### AIM
What follows is a set of entries. Repeat them exactly, but not their pictures.

### DATA RECORDS
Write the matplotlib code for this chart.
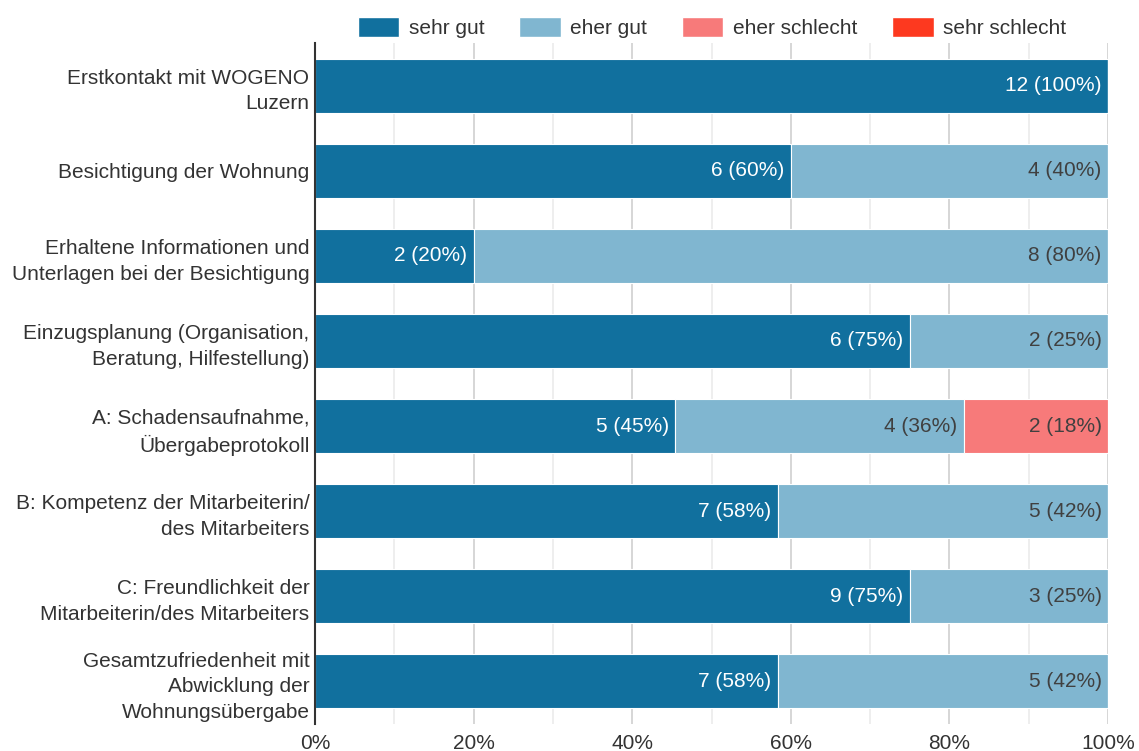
import numpy as np
import matplotlib
matplotlib.use("Agg")
from matplotlib import pyplot as plt
from matplotlib.patches import Patch
from matplotlib.ticker import MultipleLocator, FuncFormatter

plt.rcParams['font.family'] = ['Liberation Sans', 'DejaVu Sans']

categories = [
    "Erstkontakt mit WOGENO\nLuzern",
    "Besichtigung der Wohnung",
    "Erhaltene Informationen und\nUnterlagen bei der Besichtigung",
    "Einzugsplanung (Organisation,\nBeratung, Hilfestellung)",
    "A: Schadensaufnahme,\nÜbergabeprotokoll",
    "B: Kompetenz der Mitarbeiterin/\ndes Mitarbeiters",
    "C: Freundlichkeit der\nMitarbeiterin/des Mitarbeiters",
    "Gesamtzufriedenheit mit\nAbwicklung der\nWohnungsübergabe",
]
series = ["sehr gut", "eher gut", "eher schlecht", "sehr schlecht"]
sehr_gut = [12, 6, 2, 6, 5, 7, 9, 7]
eher_gut = [0, 4, 8, 2, 4, 5, 3, 5]
eher_schlecht = [0, 0, 0, 0, 2, 0, 0, 0]
sehr_schlecht = [0, 0, 0, 0, 0, 0, 0, 0]

colors = ["#11709e", "#80b6d0", "#f77a7a", "#fd391f"]
text_colors = ["white", "#404040", "#404040", "white"]

counts = np.array([sehr_gut, eher_gut, eher_schlecht, sehr_schlecht], dtype=float)
totals = counts.sum(axis=0)
pct = counts / totals * 100

fig = plt.figure(figsize=(11.39, 7.51), dpi=100)
ax = fig.add_axes([0.2766, 0.036, 0.6962, 0.9067])

y = np.arange(len(categories))
left = np.zeros(len(categories))
for i, name in enumerate(series):
    ax.barh(y, pct[i], left=left, height=0.635, color=colors[i],
            edgecolor="white", linewidth=0.8, zorder=3)
    for j in range(len(categories)):
        if counts[i, j] > 0:
            ax.text(left[j] + pct[i, j] - 0.8, y[j],
                    "%d (%d%%)" % (counts[i, j], round(pct[i, j])),
                    ha="right", va="center", color=text_colors[i],
                    fontsize=15, zorder=4)
    left += pct[i]

ax.set_xlim(0, 100)
ax.set_ylim(len(categories) - 0.5, -0.5)
ax.set_yticks(y)
ax.set_yticklabels(categories, fontsize=15, color="#333333",
                   multialignment="right", linespacing=1.45)
ax.xaxis.set_major_locator(MultipleLocator(20))
ax.xaxis.set_minor_locator(MultipleLocator(10))
ax.xaxis.set_major_formatter(FuncFormatter(lambda v, p: "%d%%" % v))
ax.tick_params(axis="x", labelsize=15, labelcolor="#333333", length=0, which="both", pad=7)
ax.tick_params(axis="y", length=0, pad=4)
ax.grid(axis="x", which="major", color="#d0d0d0", linewidth=1.2, zorder=0)
ax.grid(axis="x", which="minor", color="#ebebeb", linewidth=1.2, zorder=0)
for s in ["top", "right", "bottom"]:
    ax.spines[s].set_visible(False)
ax.spines["left"].set_color("#333333")
ax.spines["left"].set_linewidth(1.5)
ax.spines["left"].set_zorder(5)

handles = [Patch(facecolor=c, edgecolor="white") for c in colors]
fig.legend(handles, series, loc="center", bbox_to_anchor=(0.625, 0.963),
           ncol=4, frameon=False, fontsize=15, handlelength=2.0, handleheight=1.1,
           columnspacing=1.67, handletextpad=0.45, labelcolor="#333333")

fig.savefig("out.png", dpi=100)
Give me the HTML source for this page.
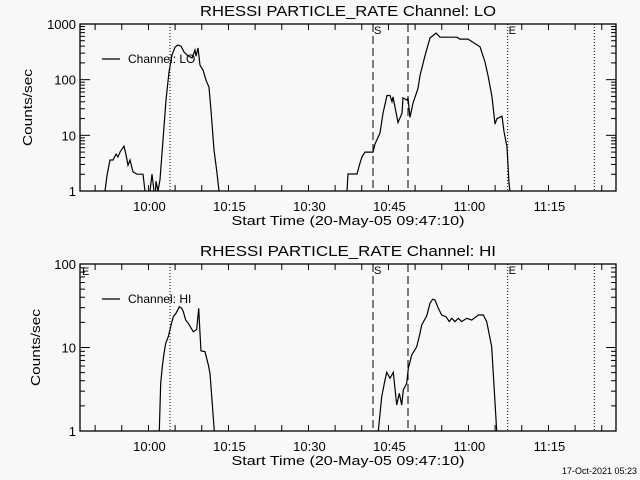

### COMPLETED EXERCISE
Write the matplotlib code for this chart.
import numpy as np
import matplotlib
matplotlib.use("Agg")
from matplotlib import pyplot as plt
from matplotlib.patches import Patch
from matplotlib.ticker import MultipleLocator, FuncFormatter

plt.rcParams['font.family'] = ['Liberation Sans', 'DejaVu Sans']

categories = [
    "Erstkontakt mit WOGENO\nLuzern",
    "Besichtigung der Wohnung",
    "Erhaltene Informationen und\nUnterlagen bei der Besichtigung",
    "Einzugsplanung (Organisation,\nBeratung, Hilfestellung)",
    "A: Schadensaufnahme,\nÜbergabeprotokoll",
    "B: Kompetenz der Mitarbeiterin/\ndes Mitarbeiters",
    "C: Freundlichkeit der\nMitarbeiterin/des Mitarbeiters",
    "Gesamtzufriedenheit mit\nAbwicklung der\nWohnungsübergabe",
]
series = ["sehr gut", "eher gut", "eher schlecht", "sehr schlecht"]
sehr_gut = [12, 6, 2, 6, 5, 7, 9, 7]
eher_gut = [0, 4, 8, 2, 4, 5, 3, 5]
eher_schlecht = [0, 0, 0, 0, 2, 0, 0, 0]
sehr_schlecht = [0, 0, 0, 0, 0, 0, 0, 0]

colors = ["#11709e", "#80b6d0", "#f77a7a", "#fd391f"]
text_colors = ["white", "#404040", "#404040", "white"]

counts = np.array([sehr_gut, eher_gut, eher_schlecht, sehr_schlecht], dtype=float)
totals = counts.sum(axis=0)
pct = counts / totals * 100

fig = plt.figure(figsize=(11.39, 7.51), dpi=100)
ax = fig.add_axes([0.2766, 0.036, 0.6962, 0.9067])

y = np.arange(len(categories))
left = np.zeros(len(categories))
for i, name in enumerate(series):
    ax.barh(y, pct[i], left=left, height=0.635, color=colors[i],
            edgecolor="white", linewidth=0.8, zorder=3)
    for j in range(len(categories)):
        if counts[i, j] > 0:
            ax.text(left[j] + pct[i, j] - 0.8, y[j],
                    "%d (%d%%)" % (counts[i, j], round(pct[i, j])),
                    ha="right", va="center", color=text_colors[i],
                    fontsize=15, zorder=4)
    left += pct[i]

ax.set_xlim(0, 100)
ax.set_ylim(len(categories) - 0.5, -0.5)
ax.set_yticks(y)
ax.set_yticklabels(categories, fontsize=15, color="#333333",
                   multialignment="right", linespacing=1.45)
ax.xaxis.set_major_locator(MultipleLocator(20))
ax.xaxis.set_minor_locator(MultipleLocator(10))
ax.xaxis.set_major_formatter(FuncFormatter(lambda v, p: "%d%%" % v))
ax.tick_params(axis="x", labelsize=15, labelcolor="#333333", length=0, which="both", pad=7)
ax.tick_params(axis="y", length=0, pad=4)
ax.grid(axis="x", which="major", color="#d0d0d0", linewidth=1.2, zorder=0)
ax.grid(axis="x", which="minor", color="#ebebeb", linewidth=1.2, zorder=0)
for s in ["top", "right", "bottom"]:
    ax.spines[s].set_visible(False)
ax.spines["left"].set_color("#333333")
ax.spines["left"].set_linewidth(1.5)
ax.spines["left"].set_zorder(5)

handles = [Patch(facecolor=c, edgecolor="white") for c in colors]
fig.legend(handles, series, loc="center", bbox_to_anchor=(0.625, 0.963),
           ncol=4, frameon=False, fontsize=15, handlelength=2.0, handleheight=1.1,
           columnspacing=1.67, handletextpad=0.45, labelcolor="#333333")

fig.savefig("out.png", dpi=100)
Give me the HTML source for this page.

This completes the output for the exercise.